Mounting your brackets can be a challenge in tight spaces. Does your system offer compact magnetic brackets with offset adapters as well as chain brackets? In Fig. 5the laser emitter is mounted on a magnetic bracket with offset adapters directly to the brake disc on the gearbox output shaft, behind the flex plate of the fiber spool piece coupling. The disc brake mechanism impedes a full rotation of the shafts.
The vertical adjustment of the gearbox is usually undertaken with hydraulic jacks or with conical counter-rotating adjustment pads, rather than with shims (Fig. 6). This requires your laser system to be able to simultaneously monitor vertical and horizontal moves, in real time.
Another critically important feature your laser system should possess is “standard deviation.” Since time is of the essence and shaft rotation may be limited, it is very important for the technician to be able to assess the quality of his or her readings immediately, while simultaneously eliminating needless repeatability checks. The ability to individually disable aberrant measurement points within a set of readings is imperative. For a greater understanding of the subject of measurement quality and standard deviation in shaft alignment readings, we refer the reader to a PowerPoint presentation, as well as an article on turbine alignment, which can be found on LUDECAwind’s Web site, listed at the end of this article.

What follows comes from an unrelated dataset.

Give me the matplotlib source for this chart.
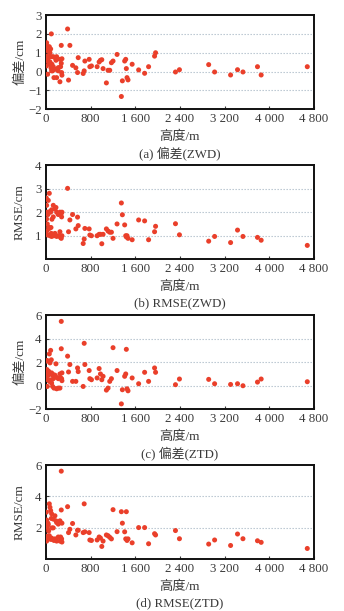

Only the best laser alignment systems unite all of the necessary features and functionality required to perform accurate and timely wind turbine shaft alignment. This is one critical aspect of wind turbine maintenance where skimping with a cheap laser system will cost you dearly. Buying the right system pays off immediately in labor savings, operational efficiency and, crucially, in unnecessary repairs and their concomitant unscheduled downtime.